╭─ Entries supplied

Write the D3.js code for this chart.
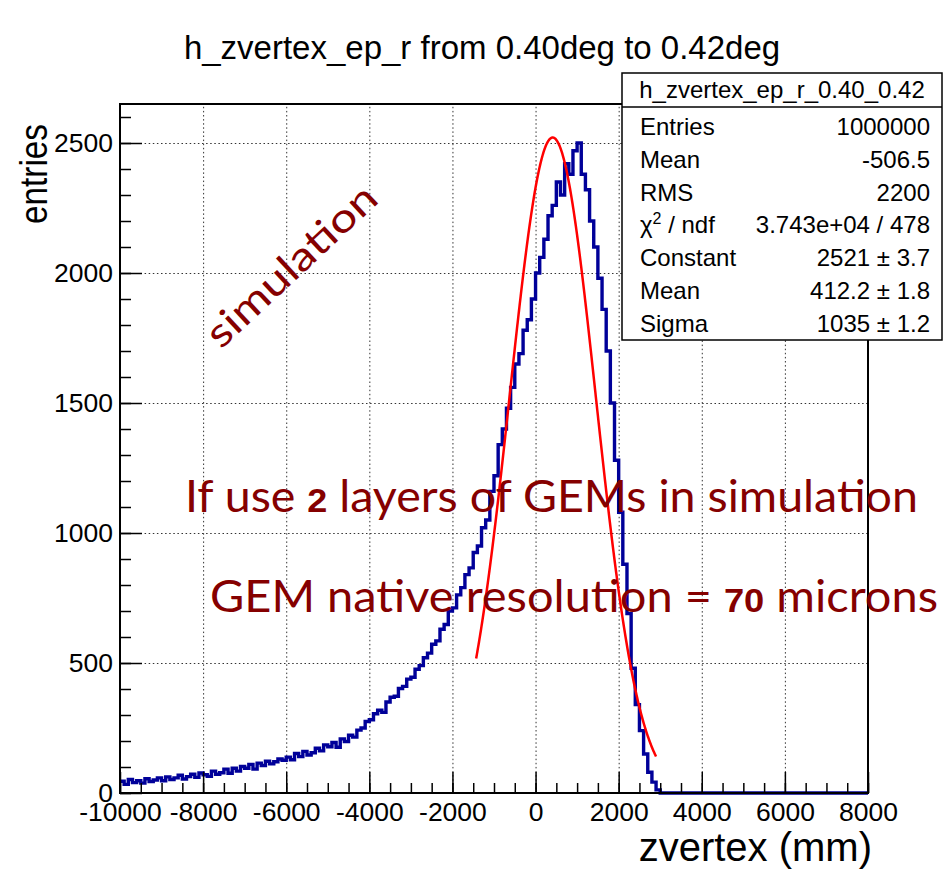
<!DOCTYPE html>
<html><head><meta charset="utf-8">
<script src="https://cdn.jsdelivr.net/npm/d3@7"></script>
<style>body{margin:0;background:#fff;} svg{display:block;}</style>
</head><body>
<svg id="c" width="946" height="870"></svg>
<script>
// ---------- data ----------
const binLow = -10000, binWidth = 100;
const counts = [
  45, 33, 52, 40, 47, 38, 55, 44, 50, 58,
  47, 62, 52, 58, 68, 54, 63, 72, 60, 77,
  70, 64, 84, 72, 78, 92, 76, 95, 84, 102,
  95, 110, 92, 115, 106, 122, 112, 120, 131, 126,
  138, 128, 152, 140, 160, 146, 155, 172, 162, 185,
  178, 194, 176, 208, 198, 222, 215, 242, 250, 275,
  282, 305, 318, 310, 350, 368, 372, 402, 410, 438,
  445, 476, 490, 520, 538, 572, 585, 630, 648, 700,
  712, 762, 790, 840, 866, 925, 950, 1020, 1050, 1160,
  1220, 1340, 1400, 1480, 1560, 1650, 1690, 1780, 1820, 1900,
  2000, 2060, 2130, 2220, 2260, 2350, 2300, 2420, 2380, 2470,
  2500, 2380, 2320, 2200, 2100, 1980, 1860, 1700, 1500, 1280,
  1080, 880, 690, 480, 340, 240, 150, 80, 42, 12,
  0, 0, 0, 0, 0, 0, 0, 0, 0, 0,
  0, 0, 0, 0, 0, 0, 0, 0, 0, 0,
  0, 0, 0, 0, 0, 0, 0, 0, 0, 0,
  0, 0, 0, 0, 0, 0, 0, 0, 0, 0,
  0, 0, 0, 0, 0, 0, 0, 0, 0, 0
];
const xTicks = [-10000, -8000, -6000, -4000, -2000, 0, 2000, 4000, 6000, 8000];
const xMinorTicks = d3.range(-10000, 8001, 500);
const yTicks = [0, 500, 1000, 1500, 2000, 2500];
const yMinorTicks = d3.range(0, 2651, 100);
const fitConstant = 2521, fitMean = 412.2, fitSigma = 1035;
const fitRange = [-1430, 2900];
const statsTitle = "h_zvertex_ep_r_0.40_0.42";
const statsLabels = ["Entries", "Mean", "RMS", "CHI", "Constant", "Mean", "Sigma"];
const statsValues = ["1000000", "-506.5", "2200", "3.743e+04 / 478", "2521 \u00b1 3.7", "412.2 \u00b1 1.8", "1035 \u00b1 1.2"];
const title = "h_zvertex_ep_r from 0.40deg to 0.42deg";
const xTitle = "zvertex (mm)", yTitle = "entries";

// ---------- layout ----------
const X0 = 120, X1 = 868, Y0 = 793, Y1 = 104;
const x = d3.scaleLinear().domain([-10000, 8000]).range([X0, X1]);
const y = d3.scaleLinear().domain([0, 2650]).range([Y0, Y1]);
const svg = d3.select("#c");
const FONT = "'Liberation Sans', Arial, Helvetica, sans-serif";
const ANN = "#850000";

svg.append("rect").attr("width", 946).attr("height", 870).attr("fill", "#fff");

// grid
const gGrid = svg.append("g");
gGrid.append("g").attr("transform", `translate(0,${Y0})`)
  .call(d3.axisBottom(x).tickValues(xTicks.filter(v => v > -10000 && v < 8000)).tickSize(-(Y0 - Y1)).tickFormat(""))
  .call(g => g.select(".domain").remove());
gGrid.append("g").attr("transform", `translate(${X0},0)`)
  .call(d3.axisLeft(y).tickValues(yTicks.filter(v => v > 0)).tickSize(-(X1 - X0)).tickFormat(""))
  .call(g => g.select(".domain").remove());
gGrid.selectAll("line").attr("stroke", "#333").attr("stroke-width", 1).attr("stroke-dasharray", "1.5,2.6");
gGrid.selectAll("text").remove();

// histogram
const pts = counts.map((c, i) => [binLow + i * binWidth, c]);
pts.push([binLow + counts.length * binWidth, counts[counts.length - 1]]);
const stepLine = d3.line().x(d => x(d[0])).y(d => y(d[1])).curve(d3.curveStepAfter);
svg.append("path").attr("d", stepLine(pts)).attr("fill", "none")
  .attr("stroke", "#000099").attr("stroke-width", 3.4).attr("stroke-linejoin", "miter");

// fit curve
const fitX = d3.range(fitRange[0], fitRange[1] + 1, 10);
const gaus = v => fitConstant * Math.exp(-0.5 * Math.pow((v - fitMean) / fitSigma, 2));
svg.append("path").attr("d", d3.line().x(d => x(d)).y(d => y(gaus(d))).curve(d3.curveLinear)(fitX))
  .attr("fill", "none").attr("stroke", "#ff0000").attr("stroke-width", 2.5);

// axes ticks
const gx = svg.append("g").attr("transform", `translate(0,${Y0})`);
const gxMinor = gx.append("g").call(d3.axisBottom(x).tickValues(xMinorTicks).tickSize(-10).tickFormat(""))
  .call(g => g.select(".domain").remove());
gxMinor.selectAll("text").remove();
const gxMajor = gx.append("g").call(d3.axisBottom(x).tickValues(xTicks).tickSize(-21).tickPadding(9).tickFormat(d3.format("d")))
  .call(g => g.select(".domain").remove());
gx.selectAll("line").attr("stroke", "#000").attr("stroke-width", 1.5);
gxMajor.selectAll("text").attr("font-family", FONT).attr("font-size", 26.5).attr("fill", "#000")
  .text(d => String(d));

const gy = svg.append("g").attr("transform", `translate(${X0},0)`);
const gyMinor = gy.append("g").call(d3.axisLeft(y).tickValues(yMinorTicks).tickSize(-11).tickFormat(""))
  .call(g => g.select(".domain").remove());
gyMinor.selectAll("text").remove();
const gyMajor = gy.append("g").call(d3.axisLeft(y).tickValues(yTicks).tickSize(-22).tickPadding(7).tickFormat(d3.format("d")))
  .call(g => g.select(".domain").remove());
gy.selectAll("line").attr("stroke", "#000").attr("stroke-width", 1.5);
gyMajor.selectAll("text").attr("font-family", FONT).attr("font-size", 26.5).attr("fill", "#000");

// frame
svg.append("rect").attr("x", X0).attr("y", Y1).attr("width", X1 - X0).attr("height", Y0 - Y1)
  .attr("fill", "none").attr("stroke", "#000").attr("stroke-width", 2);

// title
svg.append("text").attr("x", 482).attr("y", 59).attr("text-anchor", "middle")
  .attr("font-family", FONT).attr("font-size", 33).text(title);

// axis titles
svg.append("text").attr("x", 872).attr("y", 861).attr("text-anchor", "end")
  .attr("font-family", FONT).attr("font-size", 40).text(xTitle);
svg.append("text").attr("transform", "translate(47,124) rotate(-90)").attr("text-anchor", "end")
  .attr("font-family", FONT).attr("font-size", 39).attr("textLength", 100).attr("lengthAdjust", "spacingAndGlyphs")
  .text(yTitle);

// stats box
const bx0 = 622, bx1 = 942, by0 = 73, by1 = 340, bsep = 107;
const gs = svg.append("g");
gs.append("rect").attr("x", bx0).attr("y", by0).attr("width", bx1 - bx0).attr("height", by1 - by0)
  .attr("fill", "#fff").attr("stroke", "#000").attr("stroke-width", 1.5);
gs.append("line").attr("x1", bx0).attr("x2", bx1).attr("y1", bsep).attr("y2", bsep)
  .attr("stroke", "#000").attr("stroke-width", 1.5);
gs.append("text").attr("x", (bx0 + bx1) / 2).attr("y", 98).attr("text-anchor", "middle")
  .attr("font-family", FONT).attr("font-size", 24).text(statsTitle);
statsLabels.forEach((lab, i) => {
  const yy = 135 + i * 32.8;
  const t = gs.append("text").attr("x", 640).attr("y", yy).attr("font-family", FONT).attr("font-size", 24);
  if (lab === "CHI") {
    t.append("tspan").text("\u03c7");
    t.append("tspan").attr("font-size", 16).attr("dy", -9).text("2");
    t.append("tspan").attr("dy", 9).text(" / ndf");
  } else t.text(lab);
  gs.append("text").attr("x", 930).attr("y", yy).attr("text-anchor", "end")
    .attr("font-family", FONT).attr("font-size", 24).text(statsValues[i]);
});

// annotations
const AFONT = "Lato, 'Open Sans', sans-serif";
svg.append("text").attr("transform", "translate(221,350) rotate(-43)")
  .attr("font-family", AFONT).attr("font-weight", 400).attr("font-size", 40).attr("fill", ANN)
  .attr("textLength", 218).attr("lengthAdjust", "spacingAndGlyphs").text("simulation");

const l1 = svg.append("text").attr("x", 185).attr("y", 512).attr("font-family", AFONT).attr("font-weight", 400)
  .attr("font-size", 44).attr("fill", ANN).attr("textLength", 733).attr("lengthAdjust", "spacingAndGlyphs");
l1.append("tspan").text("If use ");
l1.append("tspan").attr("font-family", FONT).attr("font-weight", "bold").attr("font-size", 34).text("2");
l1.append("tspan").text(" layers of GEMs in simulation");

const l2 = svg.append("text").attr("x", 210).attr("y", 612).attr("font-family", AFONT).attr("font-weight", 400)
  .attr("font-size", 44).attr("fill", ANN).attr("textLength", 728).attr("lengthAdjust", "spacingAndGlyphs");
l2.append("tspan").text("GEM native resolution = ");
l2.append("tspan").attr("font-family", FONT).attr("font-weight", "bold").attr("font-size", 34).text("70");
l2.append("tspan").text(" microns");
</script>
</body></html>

╰─
╭─ Entries supplied

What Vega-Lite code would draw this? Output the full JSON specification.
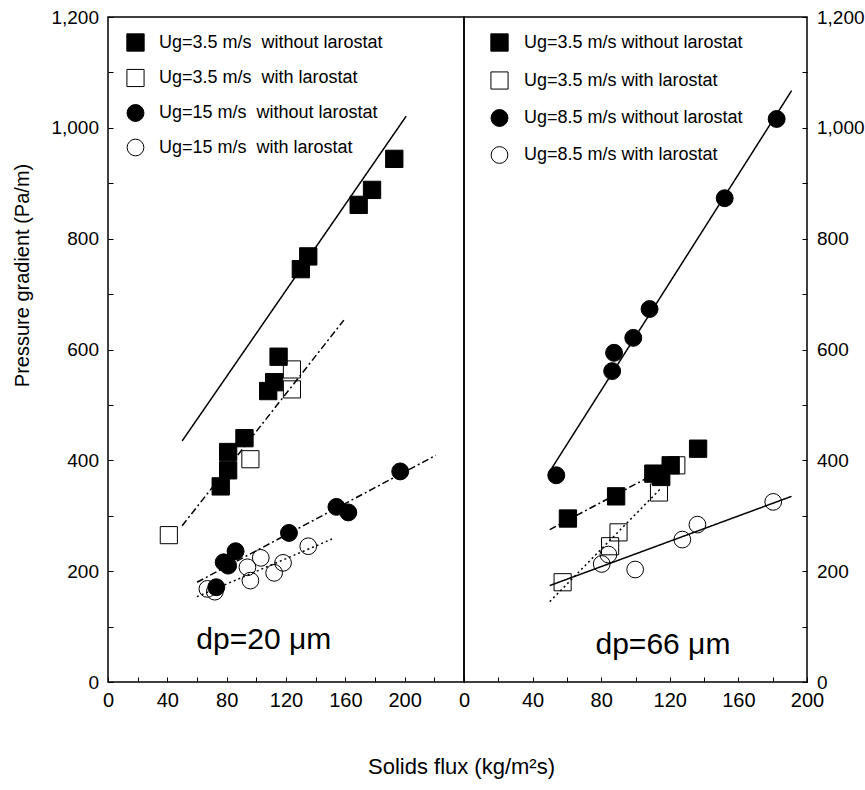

╰─
╭─ Entries supplied

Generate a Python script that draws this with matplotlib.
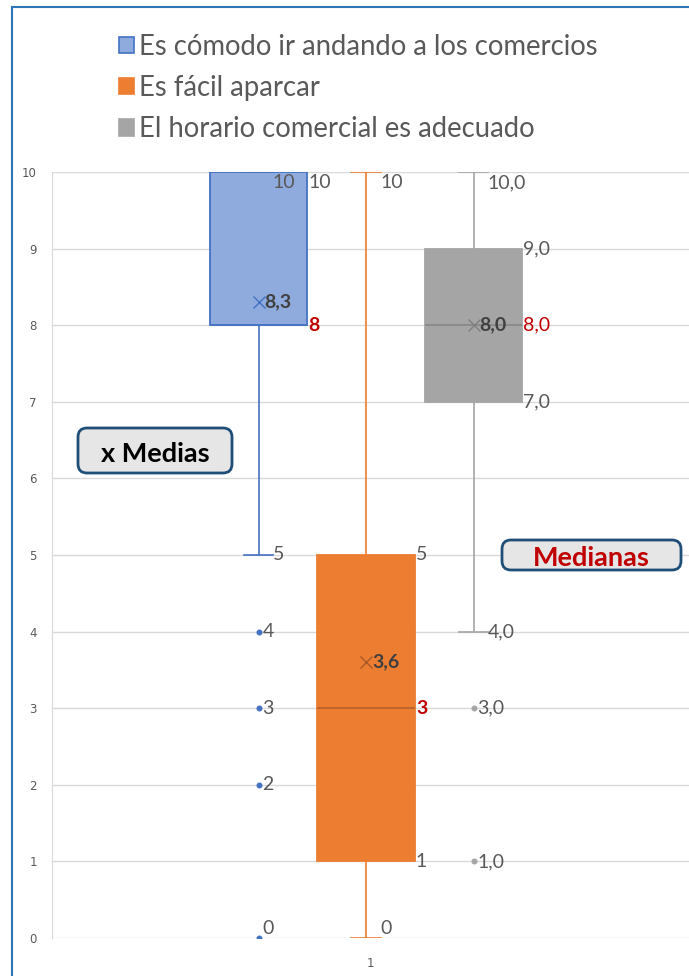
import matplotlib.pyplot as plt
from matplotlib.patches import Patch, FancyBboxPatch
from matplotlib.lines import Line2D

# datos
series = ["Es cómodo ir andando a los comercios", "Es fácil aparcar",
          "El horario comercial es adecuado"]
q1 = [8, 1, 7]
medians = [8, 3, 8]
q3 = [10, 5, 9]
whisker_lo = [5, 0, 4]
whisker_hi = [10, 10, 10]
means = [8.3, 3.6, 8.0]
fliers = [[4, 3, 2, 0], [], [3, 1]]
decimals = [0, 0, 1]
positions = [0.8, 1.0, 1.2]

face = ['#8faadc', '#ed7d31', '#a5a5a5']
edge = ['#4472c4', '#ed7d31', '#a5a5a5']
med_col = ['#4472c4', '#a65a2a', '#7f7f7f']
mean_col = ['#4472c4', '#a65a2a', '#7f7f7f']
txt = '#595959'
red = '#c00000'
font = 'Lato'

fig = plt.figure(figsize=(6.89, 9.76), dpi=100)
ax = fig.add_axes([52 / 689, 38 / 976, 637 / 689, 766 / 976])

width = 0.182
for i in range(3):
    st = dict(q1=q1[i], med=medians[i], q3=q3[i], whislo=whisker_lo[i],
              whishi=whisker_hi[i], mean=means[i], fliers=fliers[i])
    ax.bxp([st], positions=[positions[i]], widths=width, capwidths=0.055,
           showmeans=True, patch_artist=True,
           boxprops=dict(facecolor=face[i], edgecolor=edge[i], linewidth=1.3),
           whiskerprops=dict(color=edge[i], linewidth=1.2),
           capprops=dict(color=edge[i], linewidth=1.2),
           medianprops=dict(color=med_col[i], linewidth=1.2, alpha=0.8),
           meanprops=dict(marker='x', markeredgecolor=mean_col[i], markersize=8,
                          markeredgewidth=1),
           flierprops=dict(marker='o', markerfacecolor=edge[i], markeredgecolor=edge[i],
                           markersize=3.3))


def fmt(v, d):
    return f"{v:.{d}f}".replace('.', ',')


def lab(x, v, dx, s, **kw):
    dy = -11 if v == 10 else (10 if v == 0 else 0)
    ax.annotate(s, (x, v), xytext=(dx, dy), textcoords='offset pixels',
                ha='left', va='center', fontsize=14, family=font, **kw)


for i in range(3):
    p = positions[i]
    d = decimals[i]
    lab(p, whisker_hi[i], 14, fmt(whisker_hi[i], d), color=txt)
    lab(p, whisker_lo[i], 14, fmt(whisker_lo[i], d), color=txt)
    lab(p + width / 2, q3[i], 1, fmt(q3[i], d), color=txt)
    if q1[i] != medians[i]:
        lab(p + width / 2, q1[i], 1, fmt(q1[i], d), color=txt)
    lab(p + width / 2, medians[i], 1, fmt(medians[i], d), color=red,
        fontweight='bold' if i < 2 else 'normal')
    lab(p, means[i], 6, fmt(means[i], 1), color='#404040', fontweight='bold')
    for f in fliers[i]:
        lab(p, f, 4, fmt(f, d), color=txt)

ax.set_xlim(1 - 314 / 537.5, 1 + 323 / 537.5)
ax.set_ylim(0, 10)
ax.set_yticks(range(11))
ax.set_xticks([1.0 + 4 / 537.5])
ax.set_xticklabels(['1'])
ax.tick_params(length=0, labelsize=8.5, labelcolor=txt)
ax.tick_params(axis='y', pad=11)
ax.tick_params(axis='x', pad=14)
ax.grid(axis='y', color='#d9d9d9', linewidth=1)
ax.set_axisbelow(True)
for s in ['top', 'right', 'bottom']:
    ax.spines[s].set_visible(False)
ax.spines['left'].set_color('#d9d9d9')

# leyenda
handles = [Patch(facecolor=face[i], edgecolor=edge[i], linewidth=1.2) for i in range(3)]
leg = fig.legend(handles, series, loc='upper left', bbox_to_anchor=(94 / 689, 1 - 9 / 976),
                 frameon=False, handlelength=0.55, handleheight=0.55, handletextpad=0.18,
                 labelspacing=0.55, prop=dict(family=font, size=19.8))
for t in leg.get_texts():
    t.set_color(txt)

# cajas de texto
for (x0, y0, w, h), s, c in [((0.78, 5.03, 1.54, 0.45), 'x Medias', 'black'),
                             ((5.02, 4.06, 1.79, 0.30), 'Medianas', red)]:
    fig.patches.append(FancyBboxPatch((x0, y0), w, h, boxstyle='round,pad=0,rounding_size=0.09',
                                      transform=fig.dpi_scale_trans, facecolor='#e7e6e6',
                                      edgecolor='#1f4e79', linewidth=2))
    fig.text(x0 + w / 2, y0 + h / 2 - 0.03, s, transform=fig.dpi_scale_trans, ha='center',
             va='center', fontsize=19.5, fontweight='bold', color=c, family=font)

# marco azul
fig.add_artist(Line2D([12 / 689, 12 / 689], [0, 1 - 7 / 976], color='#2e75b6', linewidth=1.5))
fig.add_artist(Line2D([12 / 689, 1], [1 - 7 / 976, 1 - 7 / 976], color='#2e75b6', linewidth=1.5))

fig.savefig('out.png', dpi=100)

╰─

- Problem to solve
Check each line of the entries above, and show every one holding the word "script".

- The response
<script src="https://cdn.jsdelivr.net/npm/d3@7"></script>
<script>
</script>
Generate a Python script that draws this with matplotlib.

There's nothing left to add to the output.